III) Performance of Asian Indexes for the week, month-to-date and year-to-date. The Nikkei was higher by +0.82% (MTD +0.82%, YTD +0.82%), the Hang Seng Index rose by +0.83 (MTD +1.87%, YTD +1.87%) and the Shanghai Composite gained +0.66% (MTD +1.59%, YTD +1.59%).
Fixed Income
Treasury yields climbed higher on the week as tensions between the US and Iran dropped following a de-escalation of military action, and the U.S. jobs data came in below expectations.
Performance: I) The 10-year Treasury yield was higher last week ending at 1.822% up from 1.789%. The 30-year yield rose last week finishing at 2.279 rising from 2.246%.
II) Performance for the week, month-to-date and year-to-date.
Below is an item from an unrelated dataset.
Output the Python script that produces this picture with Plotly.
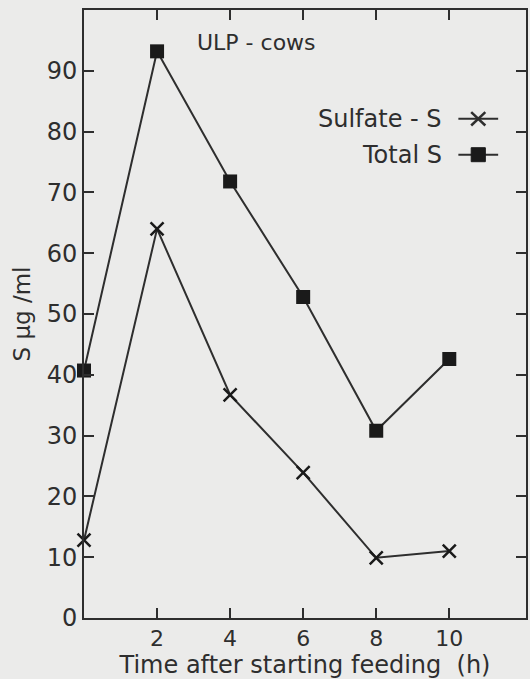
import plotly.graph_objects as go

time_h = [0, 2, 4, 6, 8, 10]
total_s = [40.7, 93.2, 71.8, 52.8, 30.8, 42.6]
sulfate_s = [12.8, 64.0, 36.7, 23.9, 9.9, 11.0]
x_ticks = [2, 4, 6, 8, 10]
y_ticks = [0, 10, 20, 30, 40, 50, 60, 70, 80, 90]

ink = "#2e2e2e"
bg = "#ebebea"
font = "DejaVu Sans"

fig = go.Figure()
fig.add_trace(go.Scatter(x=time_h, y=total_s, mode="lines+markers", name="Total S",
                         line=dict(color=ink, width=2),
                         marker=dict(symbol="square", size=14, color="#1a1a1a"),
                         cliponaxis=False))
fig.add_trace(go.Scatter(x=time_h, y=sulfate_s, mode="lines+markers", name="Sulfate - S",
                         line=dict(color=ink, width=2),
                         marker=dict(symbol="x-thin", size=13, line=dict(color="#1a1a1a", width=2.5)),
                         cliponaxis=False))

axis_common = dict(showline=True, linecolor=ink, linewidth=2, mirror="ticks",
                   ticks="inside", ticklen=10, tickwidth=2, tickcolor=ink,
                   showgrid=False, zeroline=False)

fig.update_xaxes(range=[0, 12.1], tickvals=x_ticks, ticktext=[str(v) for v in x_ticks],
                 tickfont=dict(family=font, size=22, color=ink),
                 title=dict(text="Time after starting feeding  (h)", standoff=0,
                            font=dict(family=font, size=24, color=ink)),
                 **axis_common)
fig.update_yaxes(range=[0, 100], tickvals=y_ticks, ticktext=[str(v) for v in y_ticks],
                 tickfont=dict(family=font, size=24, color=ink),
                 title=dict(text="S µg /ml", standoff=10,
                            font=dict(family=font, size=23, color=ink)),
                 **axis_common)

fig.add_annotation(x=0.25, y=0.947, xref="paper", yref="paper", text="ULP - cows",
                   showarrow=False, xanchor="left", yanchor="middle",
                   font=dict(family=font, size=22, color=ink))

leg_items = [("Sulfate - S", 0.821), ("Total S", 0.762)]
for txt, yy in leg_items:
    fig.add_annotation(x=0.815, y=yy, xref="paper", yref="paper", text=txt,
                       showarrow=False, xanchor="right", yanchor="middle",
                       font=dict(family=font, size=24, color=ink))
for _, yy in leg_items:
    fig.add_shape(type="line", xref="paper", yref="paper", x0=0.847, x1=0.937, y0=yy, y1=yy,
                  line=dict(color=ink, width=2))
fig.add_shape(type="line", xref="paper", yref="paper", x0=0.876, x1=0.908, y0=0.810, y1=0.832,
              line=dict(color=ink, width=2.5))
fig.add_shape(type="line", xref="paper", yref="paper", x0=0.876, x1=0.908, y0=0.832, y1=0.810,
              line=dict(color=ink, width=2.5))
fig.add_shape(type="rect", xref="paper", yref="paper", x0=0.876, x1=0.908, y0=0.7505, y1=0.7735,
              line=dict(color="#1a1a1a", width=1), fillcolor="#1a1a1a")

fig.update_layout(width=530, height=679, showlegend=False,
                  paper_bgcolor=bg, plot_bgcolor=bg,
                  margin=dict(l=84, r=2, t=10, b=61),
                  font=dict(family=font, color=ink))

fig.write_html("out.html", config={"displayModeBar": False},
               post_script="document.body.style.margin='0';document.body.style.background='%s';" % bg)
The Bloomberg Barclays US Aggregate Bond Index fell -0.09% last week, MTD +0.45% and YTD +0.45%. The Bloomberg Barclays US MBS TR was higher by +0.11% last week, MTD +0.26% and YTD +0.26%. The Bloomberg Barclay’s US Corporate HY Index advanced by +0.23%, MTD +0.43% and YTD +0.43%.
Commodities
The DJ Commodity Index fell last week declining -1.07%, but was higher month to date -0.46% (YTD -0.46%). Commodity prices declined as energy prices dropped as military action between the U.S. and Iran receded.
Performance: I) The price of oil slumped last week by -6.21% to close at $59.12 and is lower month to date in January by -3.18% (YTD -3.18%). Oil prices dropped precipitously as industry data showed a large rise in crude reserves in the U.S., and as Mideast tensions saw some apparent easing.
II) The ICE USD Index, a gauge of the U.S. dollar’s movement against six other major currencies, was higher by +0.49 ending at 97.35 for the week (MTD +1.00%, YTD +1.00%). The USD rose last week as a signing of the Phase One trade deal could accelerate U.S. economic growth and perhaps a rise in interest rates.
III) Gold rallied last week in a reaction to a disappointing December U.S. Non-farm payroll report. Gold was higher by +0.51% last week, climbing to $1563.2 (MTD +2.63%, YTD +2.63%).
Hedge Funds
Hedge fund returns in January are primarily higher with the core strategies, Event Driven, Macro, Relative Value and Multi Strategy in positive territory, while Equity Hedge is lower.
Performance:
- The HFRX Global Hedge Fund Index is higher at +0.42% MTD and up +0.42% YTD.
- Equity Hedge has fallen by -0.05% MTD and is down -0.05% YTD.
- Event Driven is higher MTD +0.62% and is higher YTD +0.62%.
- Macro/CTA has risen by +0.92% MTD and is up +0.92% YTD.
- Relative Value Arbitrage has advanced by +0.35% and is up +0.35% YTD.
- Multi-Strategy is up MTD at +0.33% and is higher by +0.33% YTD.